I am in a fairly new relationship, divorced/separated for over 2.5 years, have dated a few men before meeting this wonderful man so not a rebound situation.

The more I get to know him, the more I realise that he has many of the same positive attributes that my ex has. The difference is that he also has many of the attributes that I desire in a mate but that my ex did not have.

Often I read that post divorce relationships fail because people have not learnt from their marriage/divorce and go on to be with partners that are the same as their ex, so it is like they have a "type" of person they are attracted to.

So for those that have gone on to successful new relationships, is your new partner similar but better than your ex or did you choose a totally different type of person to your ex?


----------



## Paradise (Dec 16, 2011)

When it comes down to it everyone shares some traits with everyone else. I'm sure the two of you share a lot of common traits as well. Really doesn't mean much, if you ask me. What I would be more concerned about is that you are comparing him to your ex.


----------



## WomanScorned (May 8, 2011)

I think it's normal to notice traits in a new relationship that are like your ex. What might be disconcerting is being attracted to the same type of men as your ex. My current boyfriend is nothing like my ex: my boyfriend actually acts like an adult and communicates.


----------



## ing (Mar 26, 2011)

Just look for signs of empathy. lol


----------



## COguy (Dec 1, 2011)

Why don't you be specific so we can offer an unbiased opinion?

Your ex isn't ALL bad, or else you wouldn't have married him. So what traits do they share and what traits was your ex missing that this guy has?


----------



## Holland (Aug 20, 2012)

I am not sure my OP came across the right way, this was a positive post not negative.

Yes my ex is a great man, I loved him for many years and we co parent our kids together exceptionally well. We have coffee together and are in contact about issues that need to be discussed, we are very amicable. Our marriage just came to it's natural ending a few years back.
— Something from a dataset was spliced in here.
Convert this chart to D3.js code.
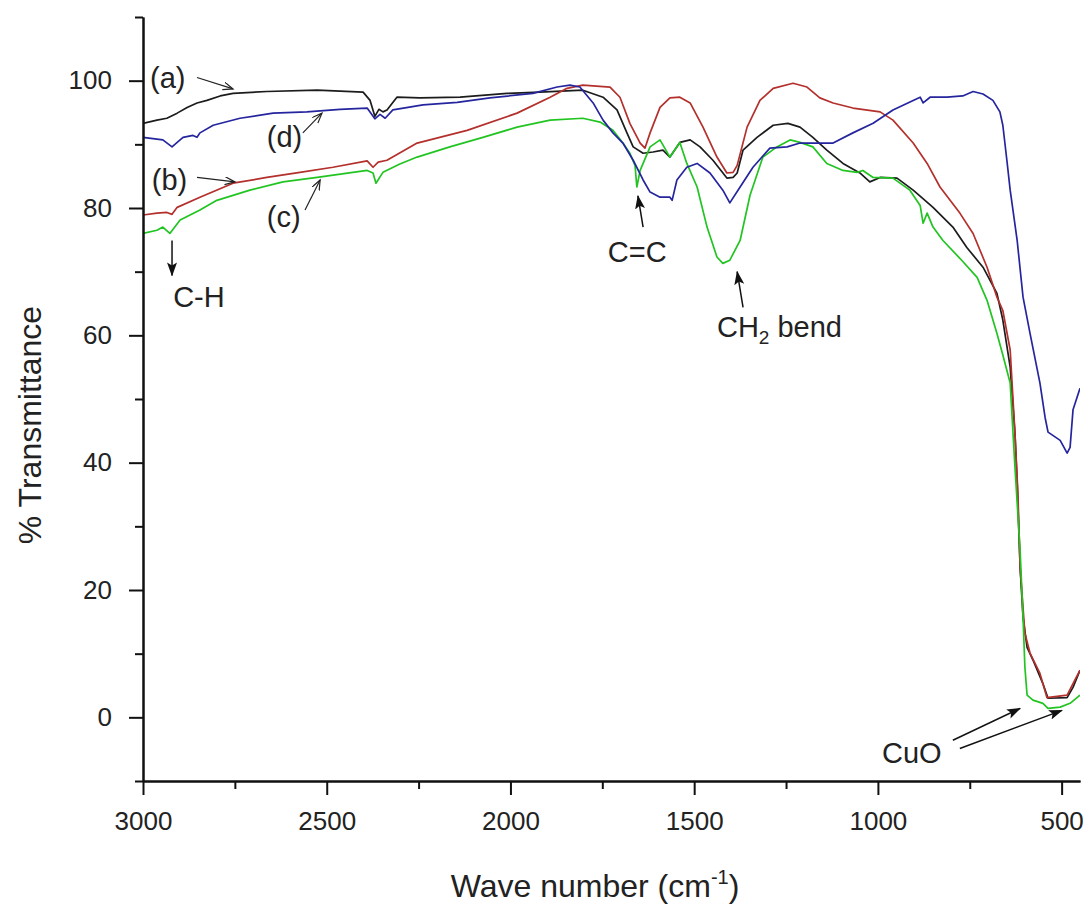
<!DOCTYPE html>
<html>
<head>
<meta charset="utf-8">
<script src="https://cdn.jsdelivr.net/npm/d3@7"></script>
<style>
  body { margin: 0; background: #fff; }
  svg { display: block; font-family: "Liberation Sans", Arial, sans-serif; }
</style>
</head>
<body>
<svg id="chart" width="1088" height="905"></svg>
<script>
// FTIR spectra, [wave number (cm-1), % transmittance]
const seriesA = [
  [3000,93.3],[2962,93.8],[2935,94.1],[2907,94.9],[2880,95.8],[2853,96.5],[2826,96.9],[2790,97.6],
  [2755,98.0],[2663,98.3],[2526,98.5],[2401,98.2],[2382,96.9],[2369,94.4],[2358,95.5],[2347,95.1],
  [2336,95.4],[2309,97.4],[2246,97.3],[2137,97.4],[2009,98.0],[1920,98.2],[1803,98.5],[1748,97.4],
  [1710,95.4],[1683,91.8],[1666,89.6],[1639,88.6],[1612,88.8],[1585,89.1],[1566,88.0],[1539,90.3],
  [1511,90.7],[1484,89.6],[1449,87.5],[1411,84.7],[1394,84.8],[1383,85.5],[1367,89.1],[1329,91.1],
  [1285,93.0],[1245,93.3],[1212,92.7],[1177,91.1],[1139,89.1],[1095,87.0],[1049,85.5],[1022,84.1],
  [994,84.8],[948,84.7],[904,82.8],[850,80.1],[796,77.0],[758,73.8],[714,70.7],[676,66.6],
  [660,62.4],[640,55.0],[627,44.6],[621,36.8],[613,23.6],[605,15.7],[594,11.0],[578,9.0],
  [551,5.3],[537,3.0],[485,3.1],[469,4.7],[450,7.4]
];
const seriesB = [
  [3000,78.9],[2962,79.2],[2935,79.3],[2921,79.0],[2907,80.1],[2845,81.7],[2755,83.9],[2663,84.8],
  [2573,85.6],[2483,86.4],[2390,87.4],[2374,86.4],[2360,87.2],[2336,87.5],[2254,90.2],[2118,92.2],
  [1982,94.9],[1892,97.4],[1846,98.8],[1803,99.3],[1729,99.0],[1702,97.4],[1675,93.3],[1647,90.2],
  [1634,89.4],[1620,91.8],[1593,95.8],[1566,97.3],[1539,97.4],[1511,96.5],[1476,92.7],[1438,88.0],
  [1411,85.5],[1394,85.6],[1383,86.7],[1356,92.7],[1321,96.9],[1285,98.8],[1231,99.6],[1193,99.0],
  [1158,97.3],[1122,96.5],[1068,95.7],[994,95.1],[959,93.8],[904,90.2],[866,87.0],[831,83.3],
  [777,79.2],[741,76.0],[703,70.7],[676,66.0],[660,63.9],[640,57.7],[627,44.6],[619,35.2],
  [613,23.6],[600,13.2],[586,10.1],[559,6.9],[540,3.1],[485,3.5],[469,5.3],[450,7.4]
];
const seriesC = [
  [3000,76.0],[2962,76.5],[2946,77.0],[2927,76.0],[2899,78.1],[2845,79.7],[2799,81.2],[2709,82.8],
  [2619,84.1],[2526,84.8],[2390,85.9],[2374,85.5],[2366,83.9],[2347,85.6],[2301,86.9],[2254,88.0],
  [2165,89.6],[2075,91.1],[1982,92.7],[1892,93.8],[1803,94.1],[1756,93.5],[1721,92.2],[1694,90.2],
  [1675,88.6],[1661,86.7],[1656,83.3],[1647,85.9],[1639,87.0],[1620,89.6],[1593,90.7],[1566,88.0],
  [1539,90.3],[1520,87.0],[1492,83.3],[1465,77.0],[1438,72.3],[1422,71.3],[1403,71.8],[1375,74.9],
  [1348,82.0],[1313,88.0],[1275,89.6],[1239,90.7],[1212,90.3],[1177,89.6],[1139,87.0],[1095,85.9],
  [1057,85.6],[1041,85.9],[1013,84.8],[959,84.7],[913,82.8],[885,80.4],[877,77.6],[866,79.2],
  [850,77.0],[823,74.9],[777,72.1],[730,69.1],[703,65.5],[676,60.3],[660,56.9],[640,52.5],
  [627,39.3],[613,26.2],[605,15.7],[600,7.9],[594,3.5],[578,2.7],[551,2.2],[537,1.4],
  [504,1.6],[477,2.2],[450,3.5]
];
const seriesD = [
  [3000,91.1],[2946,90.7],[2921,89.6],[2907,90.3],[2891,91.1],[2864,91.4],[2853,91.1],[2845,91.8],
  [2809,93.0],[2736,94.1],[2646,94.9],[2554,95.1],[2464,95.5],[2390,95.7],[2369,94.0],[2355,94.7],
  [2341,94.1],[2320,95.4],[2238,96.2],[2145,96.6],[2056,97.3],[1939,98.0],[1873,99.0],[1838,99.3],
  [1811,99.0],[1775,96.5],[1748,93.8],[1721,91.8],[1694,90.2],[1666,87.5],[1639,84.4],[1620,82.5],
  [1593,81.7],[1566,81.7],[1560,81.2],[1547,84.4],[1520,86.4],[1492,87.0],[1457,85.5],[1422,82.8],
  [1403,80.8],[1375,83.3],[1340,86.4],[1294,89.4],[1247,89.6],[1212,90.2],[1122,90.2],[1068,91.8],
  [1013,93.3],[959,95.4],[904,96.9],[885,97.4],[877,96.5],[858,97.4],[812,97.4],[769,97.6],
  [741,98.3],[714,97.9],[687,96.9],[668,95.1],[660,93.0],[649,87.5],[640,82.8],[621,74.9],
  [605,66.0],[586,60.3],[559,52.5],[545,47.1],[537,44.8],[504,43.5],[485,41.5],[477,42.4],
  [469,48.3],[450,51.7]
];

const seriesColors = ["#1c1c1c", "#b3302c", "#22c422", "#25259e"];

const waveTicks = [3000, 2500, 2000, 1500, 1000, 500];
const waveMinor = [2750, 2250, 1750, 1250, 750];
const transTicks = [0, 20, 40, 60, 80, 100];
const transMinor = [-10, 10, 30, 50, 70, 90, 110];

// text labels in data coordinates
const labels = [
  { text: "(a)", at: [2981, 98.8] },
  { text: "(d)", at: [2663, 89.6] },
  { text: "(b)", at: [2976, 82.8] },
  { text: "(c)", at: [2663, 77.0] },
  { text: "C-H", at: [2918, 64.4] },
  { text: "C=C", at: [1735, 71.5] },
  { text: "CuO", at: [989, -7.2] }
];
const openArrows = [
  [[2853, 100.5], [2755, 98.7]],
  [[2853, 84.8], [2750, 84.1]],
  [[2565, 91.8], [2513, 94.9]],
  [[2559, 79.7], [2518, 84.4]]
];
const solidArrows = [
  [[2921, 74.9], [2921, 69.4]],
  [[1639, 77.0], [1653, 81.9]],
  [[1367, 64.4], [1383, 70.0]],
  [[796, -3.6], [613, 1.4]],
  [[777, -4.9], [499, 1.1]]
];

const svg = d3.select("#chart");
svg.append("rect").attr("width", 1088).attr("height", 905).attr("fill", "#fff");

const x = d3.scaleLinear().domain([3000, 450]).range([143, 1080]);
const y = d3.scaleLinear().domain([-10, 110]).range([781, 17]);

const defs = svg.append("defs");
defs.append("clipPath").attr("id", "plot")
  .append("rect").attr("x", 143).attr("y", 17).attr("width", 937).attr("height", 764);

defs.append("marker").attr("id", "headFill")
  .attr("markerUnits", "userSpaceOnUse")
  .attr("markerWidth", 14).attr("markerHeight", 12)
  .attr("refX", 13).attr("refY", 5).attr("orient", "auto")
  .append("path").attr("d", "M0,0 L14,5 L0,10 L3,5 Z").attr("fill", "#111");
defs.append("marker").attr("id", "headOpen")
  .attr("markerUnits", "userSpaceOnUse")
  .attr("markerWidth", 12).attr("markerHeight", 10)
  .attr("refX", 10).attr("refY", 4).attr("orient", "auto")
  .append("path").attr("d", "M0,0 L10,4 L0,8").attr("fill", "none")
  .attr("stroke", "#222").attr("stroke-width", 1.2);

// spectra
const line = d3.line().x(d => x(d[0])).y(d => y(d[1]));
const spectra = svg.append("g").attr("clip-path", "url(#plot)");
[seriesA, seriesB, seriesC, seriesD].forEach((s, i) => {
  spectra.append("path")
    .datum(s)
    .attr("d", line)
    .attr("fill", "none")
    .attr("stroke", seriesColors[i])
    .attr("stroke-width", 1.7)
    .attr("stroke-linejoin", "round");
});

// axes
const styleAxis = g => {
  g.selectAll("path, line").attr("stroke", "#111").attr("stroke-width", 2);
  g.selectAll("text").attr("font-size", 26).attr("fill", "#222")
    .attr("font-family", "'Liberation Sans', Arial, sans-serif");
};

svg.append("g").attr("transform", "translate(143,0)")
  .call(d3.axisLeft(y).tickValues(transMinor).tickSize(8).tickFormat("").tickSizeOuter(0))
  .call(styleAxis);
svg.append("g").attr("transform", "translate(143,0)")
  .call(d3.axisLeft(y).tickValues(transTicks).tickSize(14).tickPadding(17)
    .tickFormat(d3.format("d")).tickSizeOuter(0))
  .call(styleAxis);

svg.append("g").attr("transform", "translate(0,781)")
  .call(d3.axisBottom(x).tickValues(waveMinor).tickSize(8).tickFormat("").tickSizeOuter(0))
  .call(styleAxis);
svg.append("g").attr("transform", "translate(0,781)")
  .call(d3.axisBottom(x).tickValues(waveTicks).tickSize(14).tickPadding(17)
    .tickFormat(d3.format("d")).tickSizeOuter(0))
  .call(styleAxis);

// axis titles
svg.append("text")
  .attr("transform", "translate(41,425) rotate(-90)")
  .attr("text-anchor", "middle")
  .attr("font-size", 32).attr("fill", "#222")
  .text("% Transmittance");

const xt = svg.append("text")
  .attr("x", 595).attr("y", 897)
  .attr("text-anchor", "middle")
  .attr("font-size", 32).attr("fill", "#222");
xt.append("tspan").text("Wave number (cm");
xt.append("tspan").attr("font-size", 20).attr("dy", -13).text("-1");
xt.append("tspan").attr("dy", 13).text(")");

// annotations
const ann = svg.append("g").attr("font-size", 29).attr("fill", "#222");
labels.forEach(l => {
  ann.append("text").attr("x", x(l.at[0])).attr("y", y(l.at[1])).text(l.text);
});
const ch2 = ann.append("text").attr("x", x(1438)).attr("y", y(59.7));
ch2.append("tspan").text("CH");
ch2.append("tspan").attr("font-size", 19).attr("dy", 7).text("2");
ch2.append("tspan").attr("dy", -7).text(" bend");

openArrows.forEach(a => {
  svg.append("line")
    .attr("x1", x(a[0][0])).attr("y1", y(a[0][1]))
    .attr("x2", x(a[1][0])).attr("y2", y(a[1][1]))
    .attr("stroke", "#222").attr("stroke-width", 1.2)
    .attr("marker-end", "url(#headOpen)");
});
solidArrows.forEach(a => {
  svg.append("line")
    .attr("x1", x(a[0][0])).attr("y1", y(a[0][1]))
    .attr("x2", x(a[1][0])).attr("y2", y(a[1][1]))
    .attr("stroke", "#111").attr("stroke-width", 1.5)
    .attr("marker-end", "url(#headFill)");
});
</script>
</body>
</html>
So the new man is also a wonderful man, otherwise I would not spend time with him. The thing that is starting to become apparent is that he has all the positive traits my ex has but also has the things I was missing, he is an excellent communicator and we are very sexually compatible 

I guess the discussion was just about if people end up going for a similar type or go for the opposite of their ex.


----------



## COGypsy (Aug 12, 2010)

I think it's more likely that there are just traits that we're attracted to. Hopefully we find someone with more of the traits we like and fewer of the traits we don't. It doesn't mean that we're looking for someone like or unlike our exes--it just means that we're seeking out the good qualities that we want in a partner. The more of them the better!


----------



## Awakening2012 (Apr 13, 2012)

Good discussion. I'm struck by how randon it is, the timing of people that come into our lives with whom we find mutual attraction and availability. My STBX has great traits as well, but it is hard to tell yet how my new BF compares with him -- not sure I would want to try comparing, but I just know I really like the way my new BF is seeing who I am from a fresh perspective, free of all the baggage and judgement my Ex brings to his view of me and our relationship. I like this feeling of a fresh beginning, but hope to avoid past mistakes. We'll see where this goes, and I am taking it slowly but having romantic attention form this new and outstanding man has dome wonders for my recovery from the loss of my marriage -- just feels good to affirm there is joyful life and plenty of options to be found after divorce, and it is not the end of the road for me. That's progress from feeling like my life was over and I would never feel happy again. Feeling greatful and more optimistic today! 

Best Wishes, - A12


----------